Stafford Beer was born in Croydon, near London, on 25 September 1926,
nearly five years the elder of two brothers (his younger brother Ian went on to
be headmaster of Harrow Public School and on his retirement wrote a topic
called But, Headmaster! [2001]). 1 Like Ashby, Walter, and Pask, Stafford had
a first name that he never used—Anthony—though he buried it more deeply
than the others. His brother's third name was also Stafford, and when Ian
was sixteen, Stafford “asked me to sign a document to promise that I would
never use Stafford as part of my name. I could use it as I. D. S. Beer, or, indeed,
using the four names together but he wanted the 'copyright' of Stafford Beer
and so it was forever more.” 2 Early in World War II, their mother, Doris, took
Stafford and Ian to Wales to escape the German bombing, and at school there
Stafford met Cynthia Hannaway, whom he married after the war.
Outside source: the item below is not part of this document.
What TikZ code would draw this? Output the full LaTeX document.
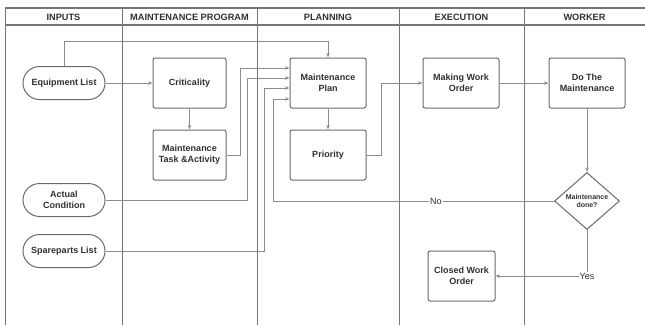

In 1942 the
family returned to England, and Stafford completed his education at Whitgift
School, where “he was a difficult pupil as he was found to be unsuitable for
certain Sixth Form courses or he demanded to leave them for another. He
could not stand the specialization and talked all the time of holistic teaching
and so on. He wanted to study philosophy but that was not taught at school.